Agencja podała, że ratingi 87 banków zostały umieszczone na liście obserwacyjnej ze wskazaniem do ich obniżenia z powodu możliwego cofnięcia dla nich wsparcia rządowego. Agencja wyraziła obawę, że rządy poszczególnych państw nie będą dysponowały odpowiednimi środkami na ratowanie posiadaczy bardziej ryzykownego długu, kiedy kryzys się pogłębi.
Wśród wymienionych banków aż 21 pochodzi z Hiszpanii, a 17 z Włoch. Pozostałe kraje, które znalazły się na liście Moody's to: Austria (9 banków), Belgia (3), Cypr (2), Finlandia (3), Francja (7), Luksemburg (3), Holandia (6), Norwegia (5), Portugalia (2), Słowenia (2), Szwecja (4) i Szwajcaria (2).
Wśród zagrożonych banków są m.in. BNP Paribas SA i Societe Generale SA - największe banki we Francji, włoski UniCredit SpA, czy szwajcarskie Credit Suisse i UBS.
Jedynym polskim bankiem, któremu grozi obniżka ratingu, jest PKO BP. W reakcji na tę informację, rentowność euroobligacji polskiego banku po raz pierwszy w historii przekroczyła 6,6 proc.

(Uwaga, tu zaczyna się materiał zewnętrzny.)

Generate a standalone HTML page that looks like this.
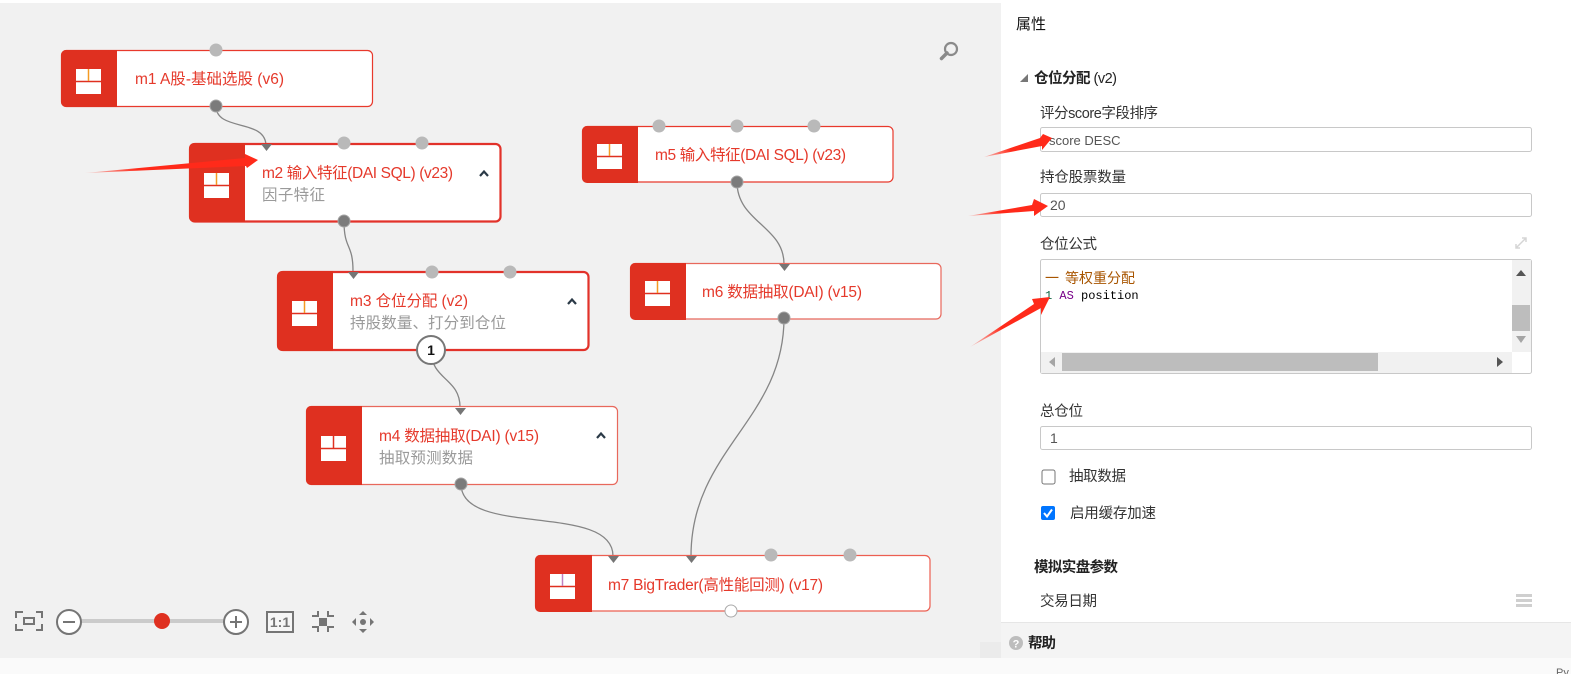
<!DOCTYPE html>
<html><head><meta charset="utf-8"><style>
html,body{margin:0;padding:0;background:#fff}
svg{display:block}
text{font-family:"Liberation Sans","Noto Sans CJK SC",sans-serif}
.t{font-size:15.5px;fill:#e5392b}
.s{font-size:15.5px;fill:#9a9a9a}
.l{font-size:14.5px;fill:#333}
.b{font-size:14.5px;fill:#222;font-weight:bold}
.v{font-size:14px;fill:#555}
.c{fill:none;stroke:#858585;stroke-width:1.3}
.p{fill:#b9b9b9}
.o{fill:#7b7b7b;stroke:#a5a5a5;stroke-width:1}
.i{fill:#757575}
.n{fill:#fff;stroke:#e8392c;stroke-width:1.2}
.n2{fill:#fff;stroke:#e2322a;stroke-width:2.2}
.r{fill:#df3020}
.box{fill:#fff;stroke:#c8c8c8;stroke-width:1}
.ic{fill:none;stroke:#757575;stroke-width:2}
</style></head><body>
<svg width="1571" height="674" viewBox="0 0 1571 674" xmlns="http://www.w3.org/2000/svg">
<defs>
<linearGradient id="g1" gradientUnits="userSpaceOnUse" x1="85" y1="173" x2="258" y2="159"><stop offset="0" stop-color="#ff2a1a" stop-opacity=".15"/><stop offset=".3" stop-color="#ff2a1a"/></linearGradient>
<linearGradient id="g2" gradientUnits="userSpaceOnUse" x1="983" y1="158" x2="1053" y2="137"><stop offset="0" stop-color="#ff2a1a" stop-opacity=".2"/><stop offset=".4" stop-color="#ff2a1a"/></linearGradient>
<linearGradient id="g3" gradientUnits="userSpaceOnUse" x1="968" y1="216" x2="1047" y2="205"><stop offset="0" stop-color="#ff2a1a" stop-opacity=".2"/><stop offset=".4" stop-color="#ff2a1a"/></linearGradient>
<linearGradient id="g4" gradientUnits="userSpaceOnUse" x1="970" y1="347" x2="1049" y2="297"><stop offset="0" stop-color="#ff2a1a" stop-opacity=".15"/><stop offset=".4" stop-color="#ff2a1a"/></linearGradient>
</defs>

<!-- canvas -->
<rect x="0" y="3" width="1001" height="655" fill="#f1f1f1"/>
<rect x="980" y="642" width="21" height="16" fill="#ebebeb"/>
<rect x="0" y="658" width="1571" height="16" fill="#fafafa"/>

<!-- connectors -->
<path class="c" d="M216,106 C216,132 266,118 266,146"/>
<path class="c" d="M344,221 C344,250 353,243 353,271"/>
<path class="c" d="M431,350 C431,380 460,378 460,407"/>
<path class="c" d="M737,182 C737,222 784,226 784,264"/>
<path class="c" d="M784,318 C784,420 691,450 691,556"/>
<path class="c" d="M461,484 C461,538 613,502 613,556"/>

<!-- m1 -->
<rect class="n" x="61.500" y="50.500" width="311" height="56" rx="5"/>
<path class="r" d="M117,50 H66 a5,5 0 0 0 -5,5 V102 a5,5 0 0 0 5,5 H117 Z"/>
<rect x="76" y="69" width="25" height="25" fill="#fff"/><path d="M76,81.500H101" stroke="#df3020" stroke-width="1.500"/><path d="M88.500,69V81" stroke="#f59a23" stroke-width="1.500"/>
<text class="t" x="135" y="84" textLength="149">m1 A股-基础选股 (v6)</text>
<circle class="p" cx="216" cy="50" r="6.500"/><circle class="o" cx="216" cy="106" r="6"/>

<!-- m2 -->
<rect class="n2" x="190" y="144" width="310.500" height="77.500" rx="5"/>
<path class="r" d="M245,143 H194 a5,5 0 0 0 -5,5 V217 a5,5 0 0 0 5,5 H245 Z"/>
<rect x="204" y="173" width="25" height="25" fill="#fff"/><path d="M204,185.500H229" stroke="#df3020" stroke-width="1.500"/><path d="M216.500,173V185" stroke="#f59a23" stroke-width="1.500"/>
<text class="t" x="262" y="178" textLength="191">m2 输入特征(DAI SQL) (v23)</text>
<text class="s" x="262" y="200" textLength="63">因子特征</text>
<path d="M480,176 L484,171.500 L488,176" fill="none" stroke="#2b3a47" stroke-width="2.200"/>
<path class="i" d="M261,144 H272 L266.500,151 Z"/>
<circle class="p" cx="344" cy="143" r="6.500"/><circle class="p" cx="422" cy="143" r="6.500"/><circle class="o" cx="344" cy="221" r="6"/>

<!-- m3 -->
<rect class="n2" x="278" y="272" width="310.500" height="78" rx="5"/>
<path class="r" d="M333,271 H282 a5,5 0 0 0 -5,5 V346 a5,5 0 0 0 5,5 H333 Z"/>
<rect x="292" y="301" width="25" height="25" fill="#fff"/><path d="M292,313.500H317" stroke="#df3020" stroke-width="1.500"/><path d="M304.500,301V313" stroke="#f59a23" stroke-width="1.500"/>
<text class="t" x="350" y="306" textLength="118">m3 仓位分配 (v2)</text>
<text class="s" x="350" y="328" textLength="156">持股数量、打分到仓位</text>
<path d="M568,304 L572,299.500 L576,304" fill="none" stroke="#2b3a47" stroke-width="2.200"/>
<path class="i" d="M348,272 H359 L353.500,279 Z"/>
<circle class="p" cx="432" cy="272" r="6.500"/><circle class="p" cx="510" cy="272" r="6.500"/>
<circle cx="431" cy="350" r="14" fill="#fff" stroke="#777" stroke-width="2"/>
<text x="431" y="355" text-anchor="middle" font-size="14" font-weight="bold" fill="#111">1</text>

<!-- m4 -->
<rect class="n" x="306.500" y="406.500" width="311" height="78" rx="5" style="stroke:#e8685c"/>
<path class="r" d="M362,406 H311 a5,5 0 0 0 -5,5 V480 a5,5 0 0 0 5,5 H362 Z"/>
<rect x="321" y="436" width="25" height="25" fill="#fff"/><path d="M321,448.500H346" stroke="#df3020" stroke-width="1.500"/><path d="M333.500,436V448" stroke="#df3020" stroke-width="1.500"/>
<text class="t" x="379" y="441" textLength="160">m4 数据抽取(DAI) (v15)</text>
<text class="s" x="379" y="463" textLength="94">抽取预测数据</text>
<path d="M597,438 L601,433.500 L605,438" fill="none" stroke="#2b3a47" stroke-width="2.200"/>
<path class="i" d="M455,408 H466 L460.500,415 Z"/>
<circle class="o" cx="461" cy="484" r="6"/>

<!-- m5 -->
<rect class="n" x="582.500" y="126.500" width="310.500" height="55.500" rx="5"/>
<path class="r" d="M638,126 H587 a5,5 0 0 0 -5,5 V178 a5,5 0 0 0 5,5 H638 Z"/>
<rect x="597" y="144" width="25" height="25" fill="#fff"/><path d="M597,156.500H622" stroke="#df3020" stroke-width="1.500"/><path d="M609.500,144V156" stroke="#f59a23" stroke-width="1.500"/>
<text class="t" x="655" y="160" textLength="191">m5 输入特征(DAI SQL) (v23)</text>
<circle class="p" cx="659" cy="126" r="6.500"/><circle class="p" cx="737" cy="126" r="6.500"/><circle class="p" cx="814" cy="126" r="6.500"/><circle class="o" cx="737" cy="182" r="6"/>

<!-- m6 -->
<rect class="n" x="630.500" y="263.500" width="310.500" height="55.500" rx="5" style="stroke:#e8685c"/>
<path class="r" d="M686,263 H635 a5,5 0 0 0 -5,5 V315 a5,5 0 0 0 5,5 H686 Z"/>
<rect x="645" y="281" width="25" height="25" fill="#fff"/><path d="M645,293.500H670" stroke="#df3020" stroke-width="1.500"/><path d="M657.500,281V293" stroke="#f59a23" stroke-width="1.500"/>
<text class="t" x="702" y="297" textLength="160">m6 数据抽取(DAI) (v15)</text>
<path class="i" d="M779,264 H790 L784.500,271 Z"/>
<circle class="o" cx="784" cy="318" r="6"/>

<!-- m7 -->
<rect class="n" x="535.500" y="555.500" width="394.500" height="55.500" rx="5" style="stroke:#ec5f52"/>
<path class="r" d="M592,555 H540 a5,5 0 0 0 -5,5 V607 a5,5 0 0 0 5,5 H592 Z"/>
<rect x="550" y="574" width="25" height="25" fill="#fff"/><path d="M550,586.500H575" stroke="#df3020" stroke-width="1.500"/><path d="M562.500,574V586" stroke="#c080c0" stroke-width="1.500"/>
<text class="t" x="608" y="590" textLength="215">m7 BigTrader(高性能回测) (v17)</text>
<path class="i" d="M608,556 H619 L613.500,563 Z"/><path class="i" d="M686,556 H697 L691.500,563 Z"/>
<circle class="p" cx="771" cy="555" r="6.500"/><circle class="p" cx="850" cy="555" r="6.500"/>
<circle cx="731" cy="611" r="6" fill="#fff" stroke="#aaa" stroke-width="1"/>

<!-- search -->
<circle cx="951" cy="49" r="6" fill="none" stroke="#8a8a8a" stroke-width="2.200"/>
<path d="M947,53 L941.500,58.500" stroke="#8a8a8a" stroke-width="3.500" stroke-linecap="round"/>

<!-- toolbar -->
<path class="ic" d="M16,618V612H23 M36,612H42V618 M16,624V630H23 M36,630H42V624"/>
<rect x="24" y="618" width="10" height="6" fill="none" stroke="#757575" stroke-width="2"/>
<rect x="82" y="619" width="141" height="4" fill="#cbcbcb"/>
<circle cx="69" cy="622" r="12" fill="#fff" stroke="#757575" stroke-width="2"/><path d="M63,622H75" stroke="#757575" stroke-width="2"/>
<circle cx="162" cy="621" r="8" fill="#df3020"/>
<circle cx="236" cy="622" r="12" fill="#fff" stroke="#757575" stroke-width="2"/><path d="M230,622H242M236,616V628" stroke="#757575" stroke-width="2"/>
<rect x="267" y="612" width="26" height="20" fill="#f6f6f6" stroke="#757575" stroke-width="2"/>
<text x="280" y="627" text-anchor="middle" font-size="14" font-weight="bold" fill="#757575">1:1</text>
<path class="ic" d="M318,611V616H312 M328,611V616H334 M318,632V627H312 M328,632V627H334"/>
<rect x="319" y="618" width="8" height="8" fill="#757575"/>
<circle cx="363" cy="622" r="3" fill="#757575"/>
<path class="i" d="M363,611 L367,615 H359 Z M363,633 L367,629 H359 Z M352,622 L356,618 V626 Z M374,622 L370,618 V626 Z"/>

<!-- right panel -->
<rect x="1001" y="0" width="570" height="622" fill="#fff"/>
<rect x="1001" y="622" width="570" height="36" fill="#f4f4f4"/>
<path d="M1001,622.500H1571" stroke="#e6e6e6"/>
<text x="1016" y="29" font-size="15" fill="#111">属性</text>
<path d="M1020,82 L1028,82 L1028,74 Z" fill="#777"/>
<text class="b" x="1034" y="83" textLength="83">仓位分配 <tspan font-weight="normal">(v2)</tspan></text>
<text class="l" x="1040" y="118" textLength="118">评分score字段排序</text>
<rect class="box" x="1040.500" y="127.500" width="491" height="24" rx="2"/>
<text class="v" x="1049" y="145" style="font-size:13px">score DESC</text>
<text class="l" x="1040" y="182" textLength="86">持仓股票数量</text>
<rect class="box" x="1040.500" y="193.500" width="491" height="23" rx="2"/>
<text class="v" x="1050" y="210">20</text>
<text class="l" x="1040" y="249" textLength="57">仓位公式</text>
<path d="M1516,248 L1526,238 M1522,238H1526V242 M1516,244V248H1520" fill="none" stroke="#d5d5d5" stroke-width="1.500"/>

<rect class="box" x="1040.500" y="259.500" width="491" height="114" rx="2"/>
<text x="1045" y="283" font-size="14" fill="#a85500" style="font-family:'Noto Sans CJK SC',sans-serif">一</text>
<text x="1065" y="283" font-size="14" fill="#a85500" style="font-family:'Noto Sans CJK SC',sans-serif">等权重分配</text>
<text x="1045" y="299" font-size="12" style="font-family:'Liberation Mono',monospace"><tspan fill="#116644">1</tspan> <tspan fill="#770088">AS</tspan> <tspan fill="#000">position</tspan></text>
<rect x="1512" y="260" width="19" height="92" fill="#f1f1f1"/>
<rect x="1512" y="305" width="18" height="26" fill="#bdbdbd"/>
<path d="M1516,276 H1526 L1521,270 Z" fill="#555"/>
<path d="M1516,336 H1526 L1521,343 Z" fill="#a5a5a5"/>
<rect x="1041" y="352" width="471" height="21" fill="#f1f1f1"/>
<rect x="1062" y="353" width="316" height="18" fill="#bdbdbd"/>
<path d="M1055,357 V367 L1049,362 Z" fill="#a5a5a5"/>
<path d="M1497,357 V367 L1503,362 Z" fill="#555"/>

<text class="l" x="1040" y="416" textLength="43">总仓位</text>
<rect class="box" x="1040.500" y="426.500" width="491" height="23" rx="2"/>
<text class="v" x="1050" y="443">1</text>
<rect x="1042" y="470" width="13" height="14" rx="2" fill="#fff" stroke="#767676" stroke-width="1"/>
<text class="l" x="1069" y="481" textLength="57">抽取数据</text>
<rect x="1041" y="506" width="14" height="14" rx="2" fill="#0075ff"/>
<path d="M1044,513 L1047,516.500 L1052,509.500" fill="none" stroke="#fff" stroke-width="2"/>
<text class="l" x="1070" y="518" textLength="86">启用缓存加速</text>
<text class="b" x="1034" y="572" textLength="84">模拟实盘参数</text>
<text class="l" x="1040" y="606" textLength="57">交易日期</text>
<path d="M1516,595.500H1532M1516,600.500H1532M1516,605.500H1532" stroke="#cfcfcf" stroke-width="3"/>
<circle cx="1016" cy="643" r="7" fill="#bdbdbd"/>
<text x="1016" y="647.500" text-anchor="middle" font-size="11" font-weight="bold" fill="#fff">?</text>
<text class="b" x="1028" y="648" textLength="28">帮助</text>
<text x="1556" y="676" font-size="11" fill="#666">Py</text>

<!-- red annotation arrows -->
<polygon fill="url(#g1)" points="85,173 245,158 245,154 258,160 247,168 246,166"/>
<polygon fill="url(#g2)" points="984,157 1040,138 1043,134 1052,138 1042,150 1042,146"/>
<polygon fill="url(#g3)" points="968,216 1032,205 1034,199 1048,206 1034,216 1034,211"/>
<polygon fill="url(#g4)" points="970,347 1034,304 1032,299 1050,297 1041,315 1041,308"/>
</svg>
</body></html>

Rekordowy jest też spread między rentownością papierów banku a polskich papierów skarbowych. Na GPW kurs PKO BP praktycznie nie zareagował.
Przewodniczący Rady Gospodarczej przy premierze Jan Krzysztof Bielecki powiedział dziennikarzom, że trudno znaleźć uzasadnienie dla umieszczenia PKO BP na liście Moody's. - Jeżeli (agencja ratingowa - red.) pogroziła palcem, to być może miało to związek z ryzykiem walutowym, które być może ten bank ma. Trudno jednak znaleźć uzasadnienie - ocenił.